ティム・バートン監督が嘆くほど、ネコは映画での起用を避けたい動物です。なのに、最近はやたらとネコが登場する作品が増えています。

理由の1つは、昨今のネットにおけるネコ人気にあやかりたいという映画界の下心。もう1つは、物語の語り部としてのネコのポテンシャルの高さでしょう。

直近でリアルなネコが活躍する作品ですぐに頭に浮かぶのは、『キャプテン・マーベル』(2019)や『アーガイル』(2023)、現在公開中の『クワイエット・プレイス:Day 1』です。ネコ目線で物語を語り、人間と同じ、もしくはそれ以上の活躍をし、ストーリーを引っ張っています。もうかつてのようなクリシェではありません。出演ネコたちは、皆生きたネコが演技をしており、負担がかかりそうなシーンのみCGという対応が採られています。

『キャプテン・マーベル』のグースは、12歳のレジーというオスネコ俳優によって演じられています。『アーガイル』のアルフィーは、監督であるマシュー・ヴォーンの愛猫チップで、チップの前にも別のネコが起用されていましたが、演技力が足りずに役を降ろされています。

『クワイエット・プレイス:Day 1』のフロドは、音に反応して襲いかかってくるモンスターが蔓延る世界をサバイブする重要な役柄かつ作品唯一の癒し担当です。ときにはアクションまでこなさないといけないのに、そのすべてをニコとシュニッツェルという2匹のネコが演じています。

スタジオ側はネコシーンの多さと高い演技力を求める脚本を読み、「CGで」と言ったそうですが、監督はどうしても本物のネコでなければならないと熱弁。結局ネコの特性とストレス回避を最重要課題として、ときに脚本を変えてまでフロド役を本物のネコで撮影しています。

結果? ネタバレを避けるために多くは語りませんが、従来のホラー映画におけるネコのクリシェを断ち切るヒーローが誕生しました。私は同作を試写で鑑賞しましたが、劇場を後にする人たちは一様に、作品におけるフロドのポジションの素晴らしさやかわいさに言及していたし、私は、フロドが完全に物語を牽引できていたことに驚きを隠せませんでした。

本作はホラー映画におけるネコの「殺られキャラ」だけでなく、なんなら「バズり効果狙い」という不名誉でやっつけなポジションすら返上したんじゃないかと思っています。
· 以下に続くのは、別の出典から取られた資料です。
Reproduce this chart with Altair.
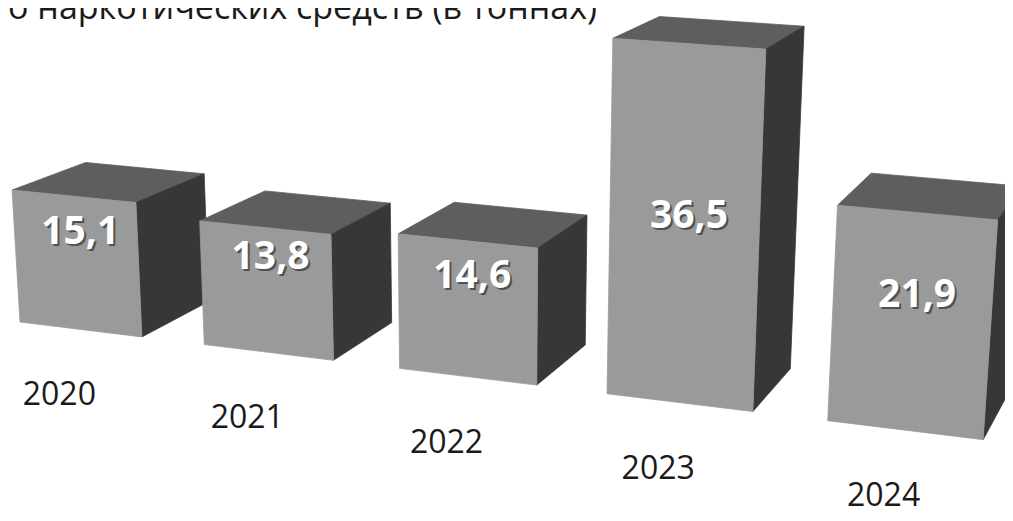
import altair as alt
import pandas as pd

# ---- data ----
years = ["2020", "2021", "2022", "2023", "2024"]
values = [15.1, 13.8, 14.6, 36.5, 21.9]
value_labels = ["15,1", "13,8", "14,6", "36,5", "21,9"]
title_text = "Изъято наркотических средств (в тоннах)"

# ---- 3D perspective layout (styling, not data) ----
ORIGIN = (20.0, 322.0)       # image of front-bottom-left corner of first bar
VP_X = (-6300.0, -450.0)     # vanishing point of the row direction
VP_Y = (483.0, 8000.0)       # vanishing point of vertical edges
VP_Z = (1400.0, -330.0)      # vanishing point of depth
W_X = -0.02833               # perspective weight per category slot
W_Y = -0.001119              # perspective weight per tonne
W_Z = 0.055                  # perspective weight for full bar depth
BAR_W = 0.668                # bar width in slots
FRONT, TOP, SIDE = "#9a9a9a", "#5e5e5e", "#373737"


def project(X, Y, Z):
    hx = ORIGIN[0] + W_X * X * VP_X[0] + W_Y * Y * VP_Y[0] + W_Z * Z * VP_Z[0]
    hy = ORIGIN[1] + W_X * X * VP_X[1] + W_Y * Y * VP_Y[1] + W_Z * Z * VP_Z[1]
    w = 1 + W_X * X + W_Y * Y + W_Z * Z
    return hx / w, hy / w


face_rows = []
for i, v in enumerate(values):
    x0, x1 = i, i + BAR_W
    corners = {
        "flb": (x0, 0, 0), "frb": (x1, 0, 0), "frt": (x1, v, 0), "flt": (x0, v, 0),
        "blt": (x0, v, 1), "brt": (x1, v, 1), "brb": (x1, 0, 1),
    }
    faces = [
        ("a_top", TOP, ["flt", "frt", "brt", "blt"]),
        ("b_side", SIDE, ["frb", "brb", "brt", "frt"]),
        ("c_front", FRONT, ["flb", "frb", "frt", "flt"]),
    ]
    for fname, col, pts in faces:
        seq = pts + [pts[0]]
        for k, p in enumerate(seq):
            px, py = project(*corners[p])
            face_rows.append({"face": f"b{i}_{fname}", "k": k, "px": px, "py": py, "col": col})
faces_df = pd.DataFrame(face_rows)

year_rows, val_rows = [], []
for i, (yr, v, lab) in enumerate(zip(years, values, value_labels)):
    fx, fy = project(i + BAR_W / 2, 0, 0)
    year_rows.append({"year": yr, "px": fx, "py": fy})
    lx, ly = project(i + BAR_W / 2, 5.3 + 0.385 * v, 0)
    val_rows.append({"label": lab, "px": lx, "py": ly})
years_df = pd.DataFrame(year_rows)
vals_df = pd.DataFrame(val_rows)

W, H = 997, 505
xs = alt.Scale(domain=[8, 8 + W], zero=False, nice=False)
ys = alt.Scale(domain=[8, 8 + H], zero=False, nice=False, reverse=True)

bars = alt.Chart(faces_df).mark_line(strokeWidth=0.8, strokeJoin="round").encode(
    x=alt.X("px:Q", scale=xs, axis=None),
    y=alt.Y("py:Q", scale=ys, axis=None),
    detail="face:N",
    order="k:Q",
    fill=alt.Fill("col:N", scale=None),
    stroke=alt.Stroke("col:N", scale=None),
)

shadow = alt.Chart(vals_df).mark_text(
    font="Open Sans", fontSize=39, fontWeight="bold", color="#333333",
    opacity=0.7, dx=7, dy=2, baseline="middle", align="center",
).encode(
    x=alt.X("px:Q", scale=xs, axis=None),
    y=alt.Y("py:Q", scale=ys, axis=None),
    text="label:N",
)
val_text = alt.Chart(vals_df).mark_text(
    font="Open Sans", fontSize=39, fontWeight="bold", color="white",
    dx=5, dy=0, baseline="middle", align="center",
).encode(
    x=alt.X("px:Q", scale=xs, axis=None),
    y=alt.Y("py:Q", scale=ys, axis=None),
    text="label:N",
)
year_text = alt.Chart(years_df).mark_text(
    font="Open Sans", fontSize=32, color="#1a1a1a",
    dx=-21, dy=76, baseline="alphabetic", align="center",
).encode(
    x=alt.X("px:Q", scale=xs, axis=None),
    y=alt.Y("py:Q", scale=ys, axis=None),
    text="year:N",
)
title = alt.Chart(pd.DataFrame({"t": [title_text]})).mark_text(
    font="Open Sans", fontSize=34, color="#1a1a1a", align="right", baseline="alphabetic",
).encode(
    x=alt.value(589), y=alt.value(11), text="t:N",
)

chart = alt.layer(bars, shadow, val_text, year_text, title).properties(
    width=W, height=H, padding=0,
    autosize=alt.AutoSizeParams(type="none"),
).configure_view(stroke=None)

chart.save("out.html", embed_options={"renderer": "svg", "actions": False})
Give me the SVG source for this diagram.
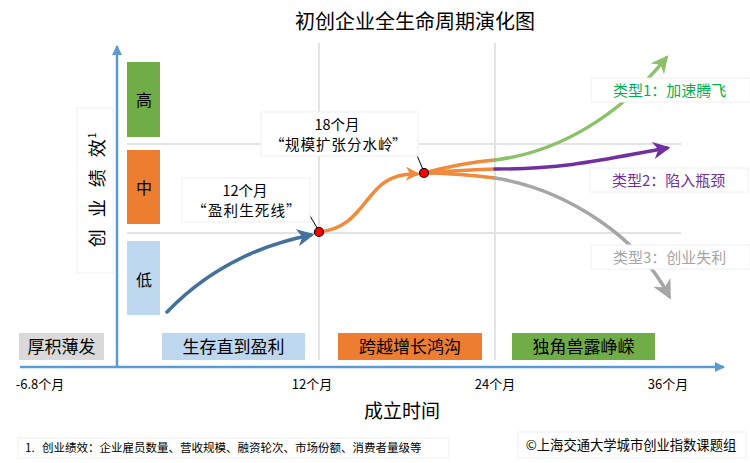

ここまでいろいろと書いてきましたが、私が言いたいことは1つです。

「ネコ映画はこれからも増える。しかも、いいポジションで」

私は動物好きを自称しており、当然ながらネコに対しても並々ならぬ思いを抱いています。なので、映画におけるネコの地位が向上されつつあることは、非常に喜ばしいことだと思っています。ぜひ、これからも(撮影現場におけるケアが徹底された上で)ネコには活躍してもらいたいところです。